Politicians and supporters of the sex offender registry have one go-to justification that they repeat like a mantra: “public safety.” Every expansion of the registry, every new reporting requirement, every residency ban, and every piece of public shaming is sold to the public as necessary to keep communities safe. The phrase has become so automatic that it is rarely questioned. Court decisions have treated it as an almost magical trump card that ends debate.

But when you look at the actual evidence, “public safety” turns out to be more myth than reality.

Multiple large-scale studies from the U.S. Department of Justice and the Bureau of Justice Statistics show that people convicted of sex offenses have some of the lowest recidivism rates of any crime category. One comprehensive DOJ report tracking nearly 10,000 released sex offenders across 30 states found only 5.3% were rearrested for a new sex crime within five years. The vast majority of new sex offenses — roughly 95% — are committed by individuals who were never previously convicted and therefore never appeared on any registry. The registry is not stopping the crimes that actually occur.

Even more telling is what happens over time. Risk drops sharply as registrants age and as more years pass without reoffense. Yet the “public safety” justification is used to defend lifetime registration anyway, as if the risk never changes.

Court decisions played a decisive role in turning this phrase into an almost unassailable shield. In the 2003 Supreme Court decision in Smith v. Doe, the majority ruled that Alaska’s sex offender registry was not punishment but merely a “civil regulatory scheme.” The justices accepted the legislature’s claim that the registry served a legitimate public safety purpose and concluded that any burdens on registrants were outweighed by that interest. They emphasized that the state’s goal of informing the public justified the measures. Subsequent federal and state court decisions followed the same reasoning, repeatedly upholding expanded registry requirements by pointing to the supposed “compelling governmental interest” in public safety.

The logic was simple on paper: if lawmakers say something is for public safety, courts should defer. In reality, those decisions turned specific judicial opinions into the practical foundation for the entire national registry system. Once “public safety” became the accepted justification, almost any restriction could be upheld. The phrase became a wand that judges waved to override constitutional concerns about ex post facto punishment, due process, and the right to travel.

The outcome is a system that creates far more harm than it prevents. The public registry posts names, photos, addresses, and offense details for anyone to see. This information is not used only by concerned parents. It is weaponized daily by vigilantes, “predator catcher” groups, employers, landlords, neighbors, and even some law enforcement officers.

Vigilantes have used the registry to locate and attack registrants years or decades after their original offense. Homes have been firebombed, people have been beaten or murdered, and families have received death threats. Private websites and social media amplify the information far beyond official lists, turning one-time offenders into permanent targets. “Predator catcher” crews film confrontations for online views, often encouraging harassment.

Employers and landlords routinely deny jobs and housing once they discover a registrant’s status through public databases. Schools have barred parents from volunteering or even attending events because a family member appears on the list. Children of registrants are bullied, ostracized, and called names because their parent’s photo is permanently online.

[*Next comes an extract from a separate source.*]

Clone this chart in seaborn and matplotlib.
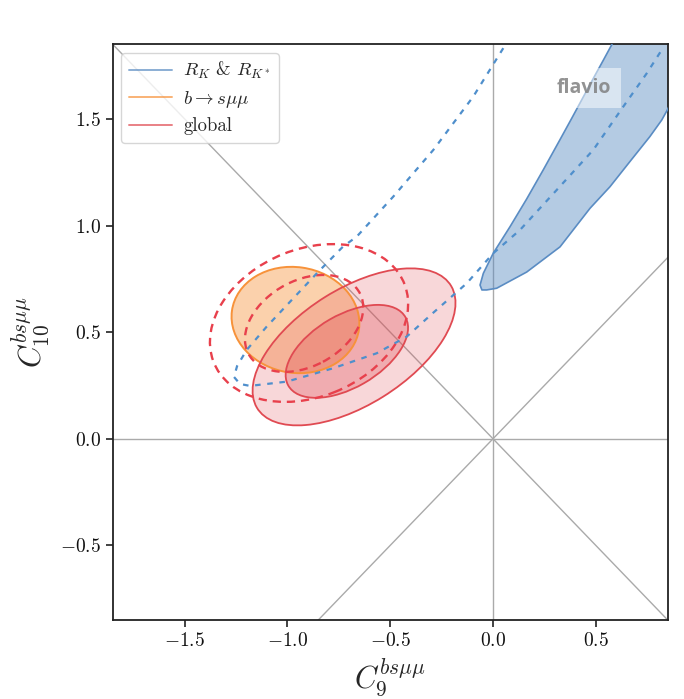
import numpy as np
import pandas as pd
import seaborn as sns
import matplotlib.pyplot as plt
from matplotlib.patches import Ellipse, Polygon
from matplotlib.lines import Line2D

# axis ranges and ticks
x_lim = (-1.85, 0.85)
y_lim = (-0.85, 1.85)
x_ticks = [-1.5, -1.0, -0.5, 0.0, 0.5]
y_ticks = [-0.5, 0.0, 0.5, 1.0, 1.5]

# ellipse contours: centre x, centre y, full width, full height, angle (deg)
bsmumu_1s = (-0.961, 0.557, 0.624, 0.496, -8)
global_1s = (-0.711, 0.410, 0.654, 0.342, 29)
global_2s = (-0.676, 0.431, 1.104, 0.546, 31)
alt_1s = (-0.919, 0.541, 0.612, 0.404, 27)
alt_2s = (-0.895, 0.543, 0.998, 0.694, 21)

# R_K & R_K* 1 sigma band (outline)
rk_band_x = [0.63, 0.577, 0.537, 0.488, 0.383, 0.326, 0.245, 0.164, 0.083, 0.001, -0.047,
             -0.063, -0.054, -0.031, 0.018, 0.164, 0.326, 0.472, 0.569, 0.666, 0.763,
             0.821, 0.848, 0.90, 0.95]
rk_band_y = [1.94, 1.847, 1.776, 1.690, 1.503, 1.403, 1.262, 1.125, 0.995, 0.870, 0.776,
             0.721, 0.698, 0.698, 0.706, 0.782, 0.900, 1.081, 1.182, 1.300, 1.417,
             1.495, 1.542, 1.65, 1.95]

# R_K & R_K* dashed contour
rk_dash_x = [0.050, -0.096, -0.290, -0.485, -0.663, -0.730, -0.857, -0.987, -1.101,
             -1.198, -1.245, -1.260, -1.231, -1.182, -1.003, -0.777, -0.566, -0.420,
             -0.292, -0.128, 0.001, 0.131, 0.310, 0.488, 0.634, 0.748, 0.821]
rk_dash_y = [1.832, 1.605, 1.355, 1.136, 0.948, 0.901, 0.776, 0.643, 0.526,
             0.417, 0.341, 0.290, 0.257, 0.248, 0.268, 0.331, 0.401, 0.479,
             0.590, 0.729, 0.870, 0.979, 1.167, 1.355, 1.558, 1.714, 1.824]

legend_labels = [r"$R_K$ & $R_{K^*}$", r"$b\to s\mu\mu$", "global"]

blue = "#5a8cc3"
orange = "#f7923a"
red = "#e04a52"

sns.set_style("ticks")
plt.rcParams["font.family"] = "serif"
plt.rcParams["font.serif"] = ["cmr10", "DejaVu Serif"]
plt.rcParams["mathtext.fontset"] = "cm"
plt.rcParams["axes.formatter.use_mathtext"] = True

fig = plt.figure(figsize = (6.84, 6.99), dpi = 100)
ax = fig.add_axes([0.1648, 0.1130, 0.8114, 0.8236])

# reference lines
line_kw = dict(color = "#aaaaaa", lw = 1.0, zorder = 1)
ax.axhline(0, **line_kw)
ax.axvline(0, **line_kw)
ax.axline((0, 0), slope = 1, **line_kw)
ax.axline((0, 0), slope = -1, **line_kw)

# R_K band
band_xy = np.column_stack([rk_band_x, rk_band_y])
ax.add_patch(Polygon(band_xy, closed = True, facecolor = blue, alpha = 0.45,
                     edgecolor = "none", zorder = 2))
ax.add_patch(Polygon(band_xy, closed = True, facecolor = "none", edgecolor = blue,
                     lw = 1.2, joinstyle = "round", zorder = 3))

# b -> s mu mu
cx, cy, w, h, a = bsmumu_1s
ax.add_patch(Ellipse((cx, cy), w, h, angle = a, facecolor = orange, alpha = 0.42,
                     edgecolor = "none", zorder = 2))
ax.add_patch(Ellipse((cx, cy), w, h, angle = a, facecolor = "none",
                     edgecolor = orange, lw = 1.4, zorder = 3))

# global fit
for ell, alpha in [(global_2s, 0.22), (global_1s, 0.3)]:
    cx, cy, w, h, a = ell
    ax.add_patch(Ellipse((cx, cy), w, h, angle = a, facecolor = red, alpha = alpha,
                         edgecolor = "none", zorder = 2))
    ax.add_patch(Ellipse((cx, cy), w, h, angle = a, facecolor = "none",
                         edgecolor = red, lw = 1.3, zorder = 3))

# dashed contours
for ell in [alt_1s, alt_2s]:
    cx, cy, w, h, a = ell
    ax.add_patch(Ellipse((cx, cy), w, h, angle = a, facecolor = "none", edgecolor = "#e8404c",
                         lw = 1.7, linestyle = (0, (3.5, 2.5)), zorder = 4))

dash_df = pd.DataFrame({"C9": rk_dash_x, "C10": rk_dash_y})
sns.lineplot(data = dash_df, x = "C9", y = "C10", sort = False, estimator = None, ax = ax,
             color = "#4f8fcc", lw = 1.6, linestyle = (0, (2.5, 3)), zorder = 4)

ax.set_xlim(x_lim)
ax.set_ylim(y_lim)
ax.set_xticks(x_ticks)
ax.set_yticks(y_ticks)
ax.tick_params(labelsize = 14, length = 5, width = 1.2, color = "#222222", labelcolor = "#111111")
for sp in ax.spines.values():
    sp.set_linewidth(1.3)
    sp.set_color("#222222")
ax.set_xlabel(r"$C_9^{bs\mu\mu}$", fontsize = 22, labelpad = 5)
ax.set_ylabel(r"$C_{10}^{bs\mu\mu}$", fontsize = 22, labelpad = 6)

handles = [Line2D([], [], color = c, lw = 1.4, alpha = 0.7) for c in [blue, orange, red]]
ax.legend(handles, legend_labels, loc = "upper left", fontsize = 13.5, frameon = True,
          handlelength = 2.3, handletextpad = 0.6, labelspacing = 0.4, borderaxespad = 0.45)

ax.text(0.849, 0.924, "flavio", transform = ax.transAxes, ha = "center", va = "center",
        fontsize = 14, fontweight = "bold", family = "Open Sans", color = "#808080", alpha = 0.85,
        bbox = dict(facecolor = "white", alpha = 0.5, edgecolor = "none", pad = 7), zorder = 6)

fig.savefig("out.png", dpi = 100)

Law enforcement has also abused the easy access to registry data. Officers can pull up a registrant’s information at any time and initiate “compliance checks,” traffic stops, or investigations with minimal justification. False tips and anonymous reports become simple tools for personal grudges. The perpetual “public safety” label gives officials a permanent excuse to scrutinize people long after any legitimate risk has passed.

The cumulative effect is devastating. Families are torn apart. People lose homes and jobs. Suicide rates among registrants and their loved ones are tragically high. Mothers have taken their own lives after watching their children endure relentless bullying because a parent was on the list. The very system sold as protecting the public has instead created a permanent underclass that can be targeted, harassed, and set up by both citizens and officials.

None of this would be acceptable if the registry actually delivered meaningful public safety gains. But the government’s own data shows it does not. The vast majority of sex crimes are committed by first-time offenders who were never on any registry. The “public safety” justification rests on fear, not facts.

Serious sex offenders who pose a genuine continuing danger belong in prison for long sentences. The Constitution already gives government the tools to protect the public through the criminal justice system. What it does not authorize is a parallel, never-ending civil regime of public branding and control that has been proven ineffective by the government’s own statistics.

The sex offender registry stands as a textbook example of policy built on fear rather than facts. Court decisions upheld it by deferring to legislative claims of “public safety” instead of demanding real evidence that the system actually works. The result has been decades of ruined lives with little measurable benefit to actual safety.

The real public interest is not in endlessly expanding or defending this broken system under the banner of “public safety.” The real public interest is in dismantling it entirely. True safety comes from honest data and constitutional limits, not from a public-shaming machine that court decisions have propped up with empty slogans. It is long past time to stop pretending this myth serves the public and start tearing the registry down.